** START OF Working data **
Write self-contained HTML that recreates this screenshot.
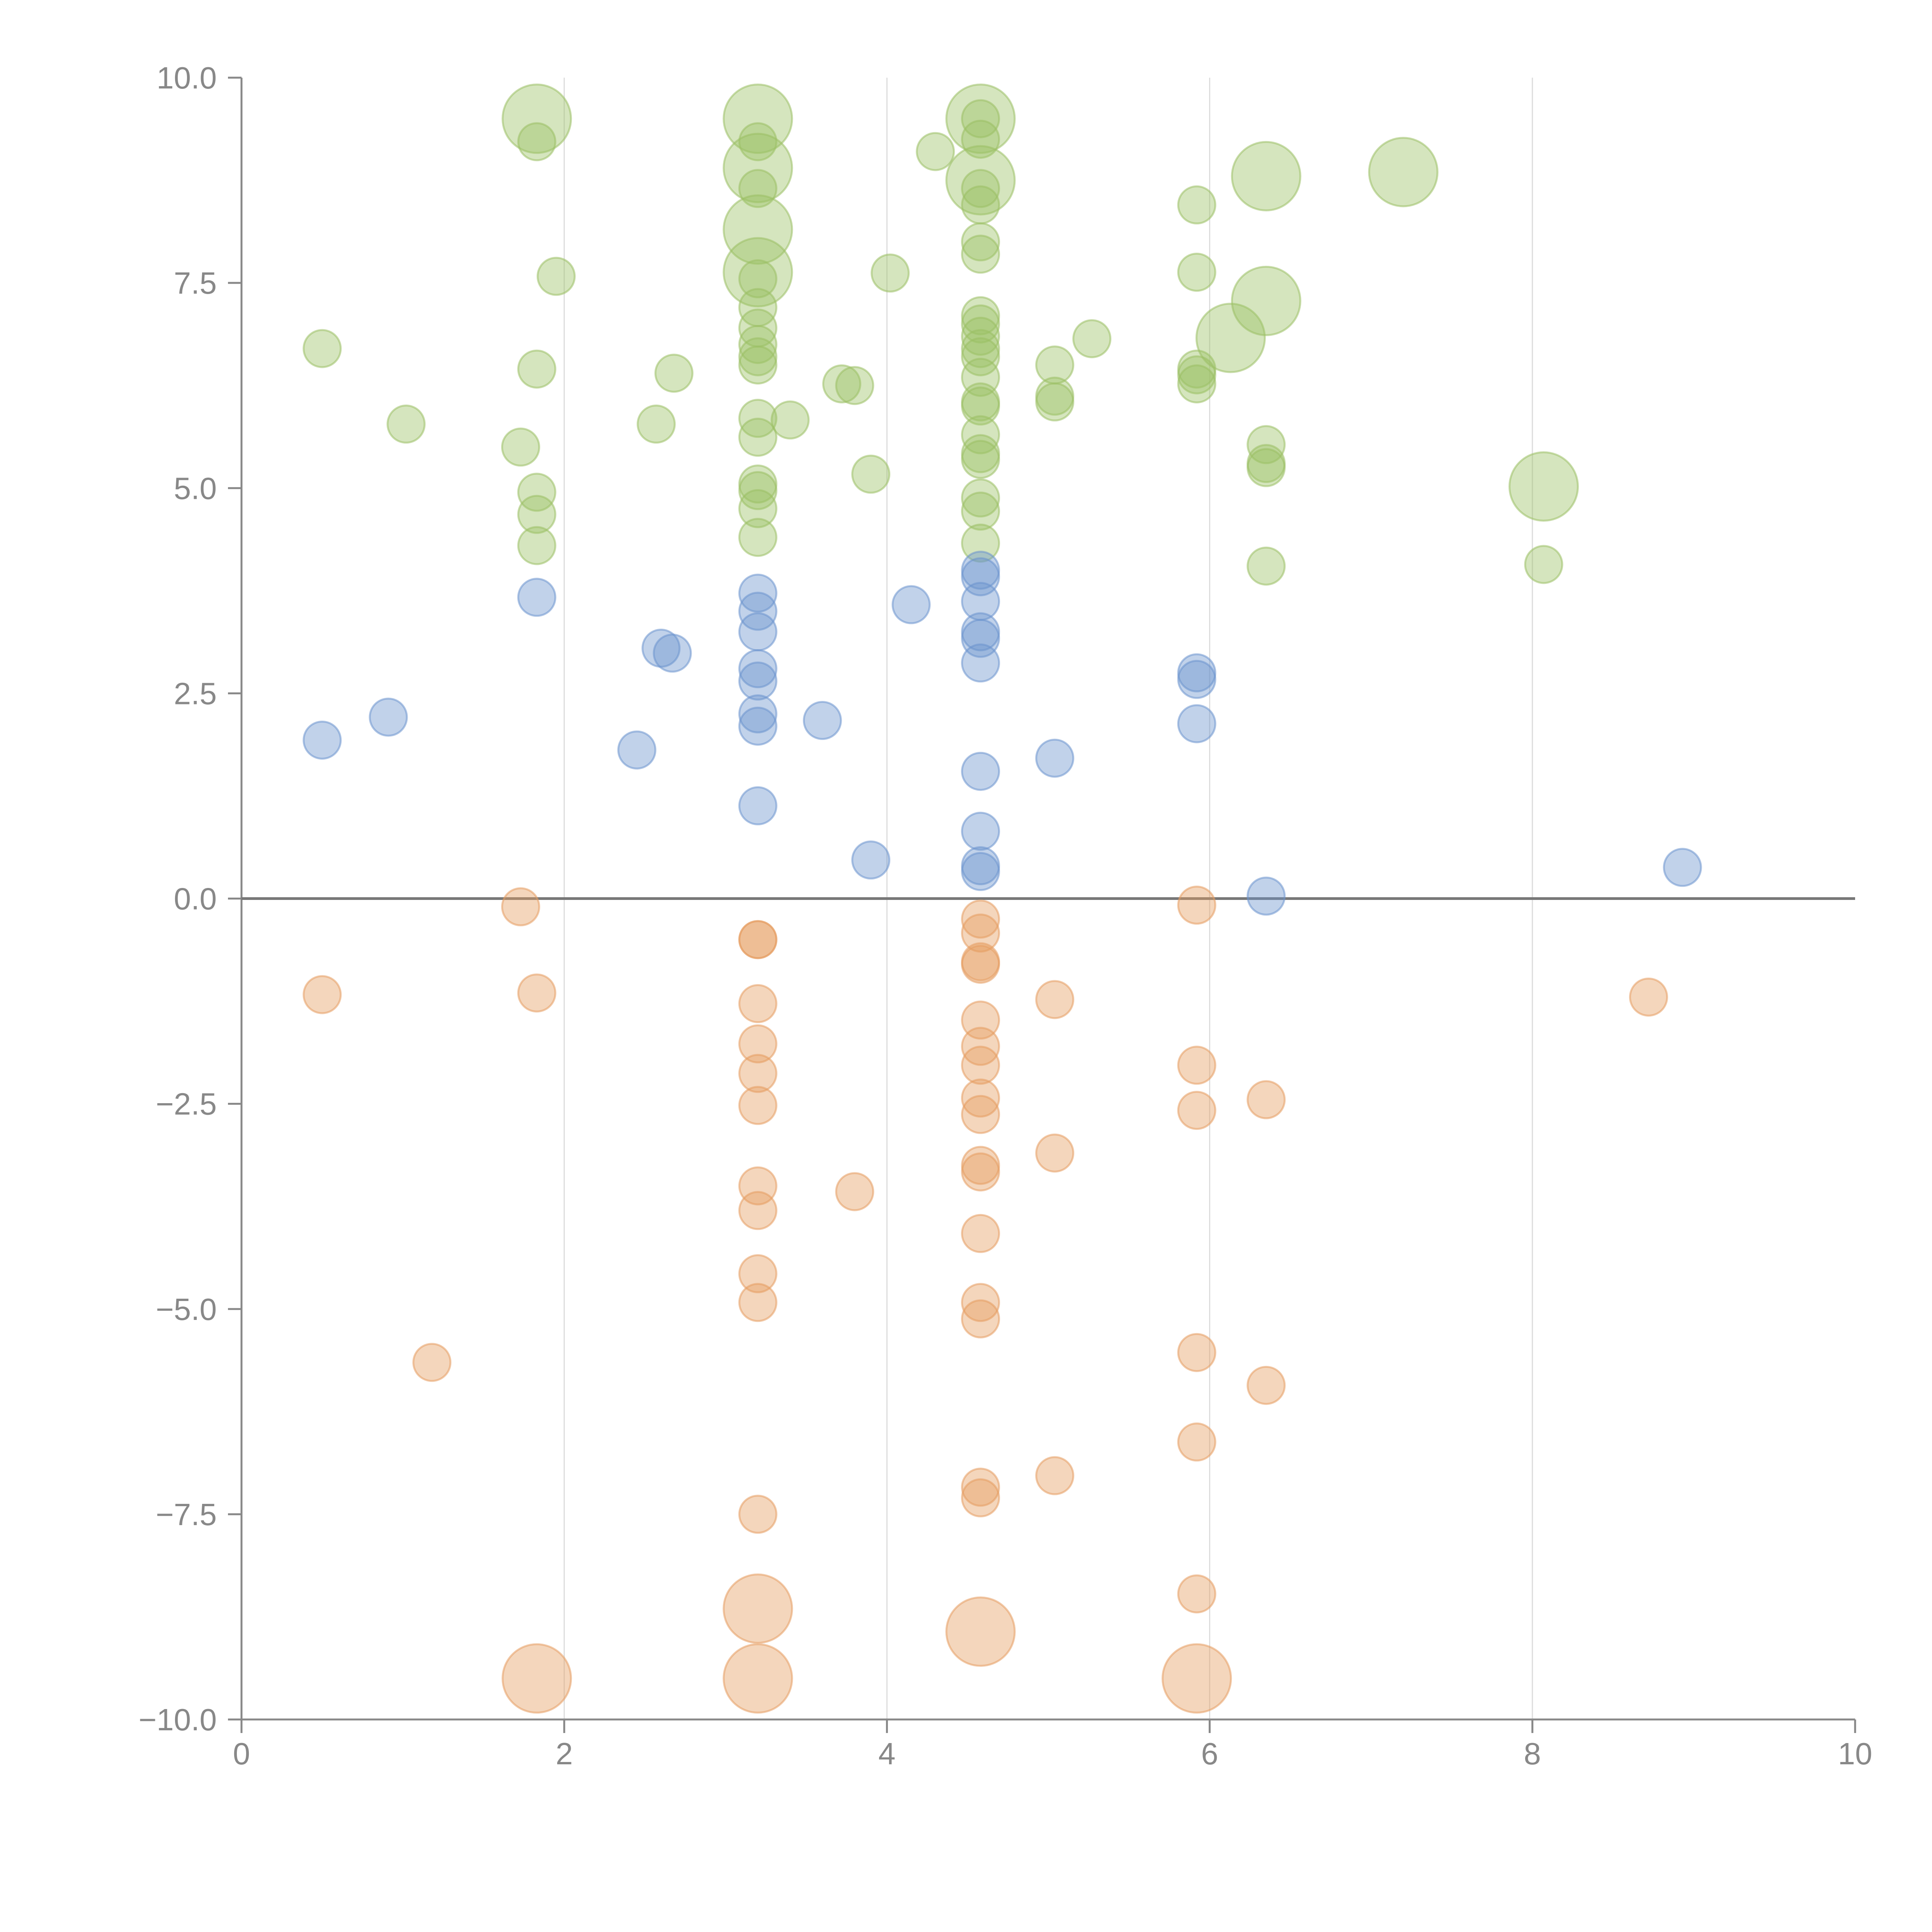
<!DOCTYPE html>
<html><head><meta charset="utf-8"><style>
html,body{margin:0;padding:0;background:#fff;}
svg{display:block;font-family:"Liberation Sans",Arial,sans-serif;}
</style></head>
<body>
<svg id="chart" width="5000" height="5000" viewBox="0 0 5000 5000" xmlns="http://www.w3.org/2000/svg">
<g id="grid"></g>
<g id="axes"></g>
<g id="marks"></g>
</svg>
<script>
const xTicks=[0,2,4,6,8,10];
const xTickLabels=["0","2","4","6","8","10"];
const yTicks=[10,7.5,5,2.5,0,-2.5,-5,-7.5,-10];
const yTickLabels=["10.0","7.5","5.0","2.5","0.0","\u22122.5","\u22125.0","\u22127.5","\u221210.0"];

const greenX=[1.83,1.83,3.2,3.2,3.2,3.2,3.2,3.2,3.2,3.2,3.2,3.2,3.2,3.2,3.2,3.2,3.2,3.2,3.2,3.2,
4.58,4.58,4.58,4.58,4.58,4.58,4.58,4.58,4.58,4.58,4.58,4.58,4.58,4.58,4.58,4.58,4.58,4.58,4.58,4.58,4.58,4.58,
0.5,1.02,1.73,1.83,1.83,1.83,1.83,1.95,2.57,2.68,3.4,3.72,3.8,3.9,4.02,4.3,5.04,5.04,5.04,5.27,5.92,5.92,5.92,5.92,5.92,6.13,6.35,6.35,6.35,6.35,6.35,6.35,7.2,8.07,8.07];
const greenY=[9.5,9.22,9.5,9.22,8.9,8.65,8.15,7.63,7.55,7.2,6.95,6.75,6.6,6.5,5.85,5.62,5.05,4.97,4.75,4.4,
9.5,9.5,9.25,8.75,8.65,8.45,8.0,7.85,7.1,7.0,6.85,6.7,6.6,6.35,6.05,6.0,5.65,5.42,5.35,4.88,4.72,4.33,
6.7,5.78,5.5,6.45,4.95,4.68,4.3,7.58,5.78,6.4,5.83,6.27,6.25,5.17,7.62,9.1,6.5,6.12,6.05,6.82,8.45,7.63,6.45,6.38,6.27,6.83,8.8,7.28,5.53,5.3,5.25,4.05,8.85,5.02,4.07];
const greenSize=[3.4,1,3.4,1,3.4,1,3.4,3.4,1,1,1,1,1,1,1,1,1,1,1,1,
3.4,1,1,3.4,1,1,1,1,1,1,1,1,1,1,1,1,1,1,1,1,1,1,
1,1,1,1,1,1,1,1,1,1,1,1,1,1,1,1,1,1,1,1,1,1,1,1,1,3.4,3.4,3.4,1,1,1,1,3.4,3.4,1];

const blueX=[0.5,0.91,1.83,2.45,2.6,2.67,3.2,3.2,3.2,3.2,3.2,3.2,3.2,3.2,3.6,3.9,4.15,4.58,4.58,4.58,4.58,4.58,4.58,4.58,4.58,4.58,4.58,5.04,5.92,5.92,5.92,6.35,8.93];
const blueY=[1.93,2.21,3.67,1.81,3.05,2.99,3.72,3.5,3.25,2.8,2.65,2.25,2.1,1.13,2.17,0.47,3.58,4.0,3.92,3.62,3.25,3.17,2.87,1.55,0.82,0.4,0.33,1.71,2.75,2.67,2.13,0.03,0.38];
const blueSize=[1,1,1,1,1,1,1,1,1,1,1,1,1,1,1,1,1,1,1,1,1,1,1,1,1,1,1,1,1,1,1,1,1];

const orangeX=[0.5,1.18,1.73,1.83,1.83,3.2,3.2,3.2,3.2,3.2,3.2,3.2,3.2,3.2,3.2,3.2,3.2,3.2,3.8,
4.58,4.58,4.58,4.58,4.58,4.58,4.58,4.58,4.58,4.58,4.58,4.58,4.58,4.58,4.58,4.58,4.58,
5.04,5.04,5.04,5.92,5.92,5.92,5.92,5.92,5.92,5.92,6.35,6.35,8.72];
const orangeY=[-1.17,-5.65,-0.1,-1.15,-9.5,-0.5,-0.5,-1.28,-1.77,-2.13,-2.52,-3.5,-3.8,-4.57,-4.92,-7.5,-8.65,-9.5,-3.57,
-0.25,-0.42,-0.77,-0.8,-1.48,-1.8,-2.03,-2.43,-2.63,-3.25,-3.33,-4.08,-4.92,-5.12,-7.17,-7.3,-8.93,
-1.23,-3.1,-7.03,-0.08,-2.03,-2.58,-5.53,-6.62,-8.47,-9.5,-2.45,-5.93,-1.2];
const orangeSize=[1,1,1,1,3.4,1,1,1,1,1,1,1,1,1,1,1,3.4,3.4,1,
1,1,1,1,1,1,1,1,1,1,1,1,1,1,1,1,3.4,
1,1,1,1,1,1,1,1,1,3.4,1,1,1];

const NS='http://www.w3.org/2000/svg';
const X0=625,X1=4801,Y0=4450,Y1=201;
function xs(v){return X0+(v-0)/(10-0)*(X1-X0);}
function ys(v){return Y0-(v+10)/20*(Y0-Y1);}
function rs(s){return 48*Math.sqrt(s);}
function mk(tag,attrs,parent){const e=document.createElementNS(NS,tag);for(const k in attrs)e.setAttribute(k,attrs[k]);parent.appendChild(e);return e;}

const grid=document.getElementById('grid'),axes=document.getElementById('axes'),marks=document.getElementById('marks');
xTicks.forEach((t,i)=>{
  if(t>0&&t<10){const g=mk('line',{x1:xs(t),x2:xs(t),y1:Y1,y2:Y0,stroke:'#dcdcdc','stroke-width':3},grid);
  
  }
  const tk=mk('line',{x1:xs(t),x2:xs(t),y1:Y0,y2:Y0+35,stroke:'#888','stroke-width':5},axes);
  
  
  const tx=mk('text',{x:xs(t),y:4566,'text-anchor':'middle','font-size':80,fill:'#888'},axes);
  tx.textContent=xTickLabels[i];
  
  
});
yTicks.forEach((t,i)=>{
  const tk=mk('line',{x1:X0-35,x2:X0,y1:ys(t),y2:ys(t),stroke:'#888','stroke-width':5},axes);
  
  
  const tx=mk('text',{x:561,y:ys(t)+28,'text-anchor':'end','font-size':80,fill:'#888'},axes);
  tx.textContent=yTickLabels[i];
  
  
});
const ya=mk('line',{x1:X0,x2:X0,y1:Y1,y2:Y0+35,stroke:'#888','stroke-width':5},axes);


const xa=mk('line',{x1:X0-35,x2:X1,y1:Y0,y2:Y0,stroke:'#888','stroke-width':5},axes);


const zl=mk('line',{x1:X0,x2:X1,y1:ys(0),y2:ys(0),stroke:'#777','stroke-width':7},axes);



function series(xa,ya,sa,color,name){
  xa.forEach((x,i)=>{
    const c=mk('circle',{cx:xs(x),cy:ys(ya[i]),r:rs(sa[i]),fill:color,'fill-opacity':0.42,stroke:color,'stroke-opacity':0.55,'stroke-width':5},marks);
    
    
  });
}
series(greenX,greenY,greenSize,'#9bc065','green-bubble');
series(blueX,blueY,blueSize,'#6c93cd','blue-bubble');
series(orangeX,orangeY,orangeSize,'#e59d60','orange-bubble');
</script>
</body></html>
** END OF Working data **
** START OF Working data **
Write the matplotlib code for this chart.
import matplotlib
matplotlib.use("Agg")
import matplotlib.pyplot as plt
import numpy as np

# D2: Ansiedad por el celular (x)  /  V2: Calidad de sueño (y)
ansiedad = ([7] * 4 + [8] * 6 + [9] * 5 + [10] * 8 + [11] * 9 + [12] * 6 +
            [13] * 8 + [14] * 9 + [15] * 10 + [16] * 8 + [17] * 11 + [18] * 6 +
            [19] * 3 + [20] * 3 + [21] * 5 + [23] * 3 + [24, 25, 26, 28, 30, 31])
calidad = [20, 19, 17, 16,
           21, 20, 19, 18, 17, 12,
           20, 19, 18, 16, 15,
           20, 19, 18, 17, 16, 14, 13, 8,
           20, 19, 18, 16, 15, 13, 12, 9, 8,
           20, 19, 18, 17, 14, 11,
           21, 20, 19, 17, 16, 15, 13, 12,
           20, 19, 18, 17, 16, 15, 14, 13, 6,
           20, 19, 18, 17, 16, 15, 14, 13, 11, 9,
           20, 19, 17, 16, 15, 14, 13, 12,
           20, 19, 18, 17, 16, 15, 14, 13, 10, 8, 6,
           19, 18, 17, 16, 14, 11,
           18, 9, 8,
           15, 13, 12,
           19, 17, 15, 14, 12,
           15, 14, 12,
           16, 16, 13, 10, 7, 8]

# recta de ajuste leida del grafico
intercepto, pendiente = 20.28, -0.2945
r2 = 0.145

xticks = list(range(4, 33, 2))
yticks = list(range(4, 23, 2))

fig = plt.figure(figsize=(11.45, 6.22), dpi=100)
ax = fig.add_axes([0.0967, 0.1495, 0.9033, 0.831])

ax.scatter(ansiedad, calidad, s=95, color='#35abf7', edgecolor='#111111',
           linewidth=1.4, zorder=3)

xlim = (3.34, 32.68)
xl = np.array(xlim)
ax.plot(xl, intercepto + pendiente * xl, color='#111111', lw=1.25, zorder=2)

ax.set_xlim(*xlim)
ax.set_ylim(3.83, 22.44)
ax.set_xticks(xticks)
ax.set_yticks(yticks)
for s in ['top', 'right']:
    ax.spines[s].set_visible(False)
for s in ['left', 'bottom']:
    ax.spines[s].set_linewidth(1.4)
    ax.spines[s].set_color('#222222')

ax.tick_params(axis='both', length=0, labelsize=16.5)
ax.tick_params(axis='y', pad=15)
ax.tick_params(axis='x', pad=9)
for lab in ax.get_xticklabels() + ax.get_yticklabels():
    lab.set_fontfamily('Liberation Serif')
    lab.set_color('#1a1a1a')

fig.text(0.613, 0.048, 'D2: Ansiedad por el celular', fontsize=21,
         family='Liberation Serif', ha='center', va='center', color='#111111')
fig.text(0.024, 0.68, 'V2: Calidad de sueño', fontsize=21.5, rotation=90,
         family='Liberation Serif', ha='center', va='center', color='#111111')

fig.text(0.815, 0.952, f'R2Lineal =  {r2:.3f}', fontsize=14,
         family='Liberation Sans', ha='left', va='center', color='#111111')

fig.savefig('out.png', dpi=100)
** END OF Working data **
** START OF Working data **
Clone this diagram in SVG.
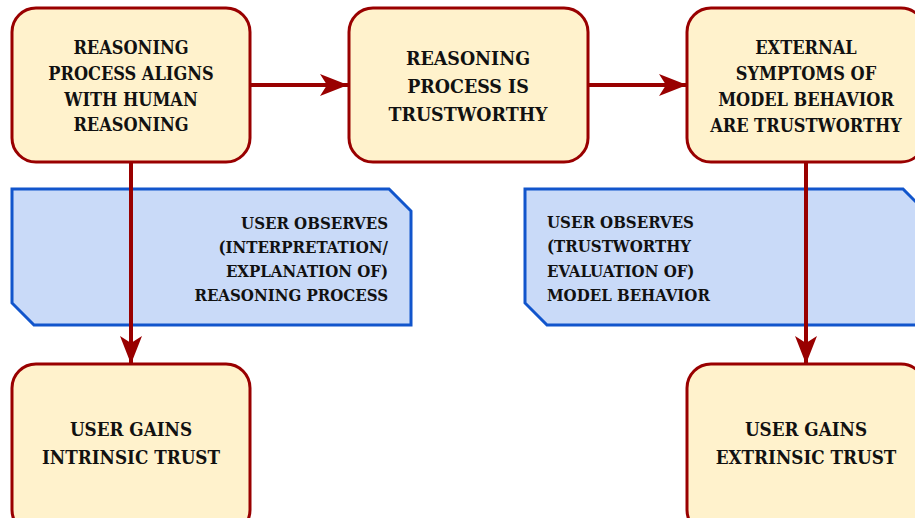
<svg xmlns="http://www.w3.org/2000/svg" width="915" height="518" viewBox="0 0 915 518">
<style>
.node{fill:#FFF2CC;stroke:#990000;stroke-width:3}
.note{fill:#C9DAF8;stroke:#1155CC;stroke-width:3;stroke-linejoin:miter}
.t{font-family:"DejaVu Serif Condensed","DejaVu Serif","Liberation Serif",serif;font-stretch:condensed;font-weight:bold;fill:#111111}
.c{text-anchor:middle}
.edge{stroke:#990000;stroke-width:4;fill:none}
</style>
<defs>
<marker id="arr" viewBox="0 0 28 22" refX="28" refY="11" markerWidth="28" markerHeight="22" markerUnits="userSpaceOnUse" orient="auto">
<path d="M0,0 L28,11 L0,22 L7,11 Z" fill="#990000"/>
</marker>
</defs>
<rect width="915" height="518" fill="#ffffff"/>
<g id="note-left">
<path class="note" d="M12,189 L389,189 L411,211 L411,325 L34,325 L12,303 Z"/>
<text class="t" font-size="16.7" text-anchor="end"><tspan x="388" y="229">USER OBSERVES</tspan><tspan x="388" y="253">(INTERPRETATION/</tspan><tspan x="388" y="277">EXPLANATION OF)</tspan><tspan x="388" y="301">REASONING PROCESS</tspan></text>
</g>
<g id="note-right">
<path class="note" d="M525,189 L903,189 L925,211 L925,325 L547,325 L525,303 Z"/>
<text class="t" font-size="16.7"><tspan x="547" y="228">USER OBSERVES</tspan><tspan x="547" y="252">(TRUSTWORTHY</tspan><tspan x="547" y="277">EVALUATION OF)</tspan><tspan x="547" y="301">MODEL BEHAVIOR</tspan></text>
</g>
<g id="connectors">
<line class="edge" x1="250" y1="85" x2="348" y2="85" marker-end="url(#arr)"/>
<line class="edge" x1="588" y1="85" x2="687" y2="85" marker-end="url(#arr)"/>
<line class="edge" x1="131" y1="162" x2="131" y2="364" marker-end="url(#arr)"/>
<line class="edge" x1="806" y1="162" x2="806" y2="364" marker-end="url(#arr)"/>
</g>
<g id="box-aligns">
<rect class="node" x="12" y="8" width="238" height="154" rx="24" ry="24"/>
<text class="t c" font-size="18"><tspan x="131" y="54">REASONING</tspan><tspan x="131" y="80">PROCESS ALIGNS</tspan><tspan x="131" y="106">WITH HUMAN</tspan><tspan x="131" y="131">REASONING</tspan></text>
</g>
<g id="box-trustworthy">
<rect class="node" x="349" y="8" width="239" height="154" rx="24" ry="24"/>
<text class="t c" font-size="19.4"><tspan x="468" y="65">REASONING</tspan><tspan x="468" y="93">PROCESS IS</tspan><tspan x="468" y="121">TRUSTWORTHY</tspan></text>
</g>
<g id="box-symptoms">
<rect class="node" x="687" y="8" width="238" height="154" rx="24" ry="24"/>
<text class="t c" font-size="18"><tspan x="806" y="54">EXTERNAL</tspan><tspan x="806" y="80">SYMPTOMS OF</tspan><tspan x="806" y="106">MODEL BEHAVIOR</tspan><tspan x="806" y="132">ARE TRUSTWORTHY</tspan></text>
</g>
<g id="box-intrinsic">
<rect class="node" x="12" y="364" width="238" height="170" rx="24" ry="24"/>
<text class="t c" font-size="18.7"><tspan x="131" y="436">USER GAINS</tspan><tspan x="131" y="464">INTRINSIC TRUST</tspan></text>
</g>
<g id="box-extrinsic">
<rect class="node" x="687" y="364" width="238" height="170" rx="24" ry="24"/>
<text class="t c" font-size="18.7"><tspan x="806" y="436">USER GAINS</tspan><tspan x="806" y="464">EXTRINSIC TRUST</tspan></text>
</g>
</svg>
** END OF Working data **
What is asked: Determine the count of lines in the data above with the string "chart" in them, and give that count alone.

Exercise solution: 2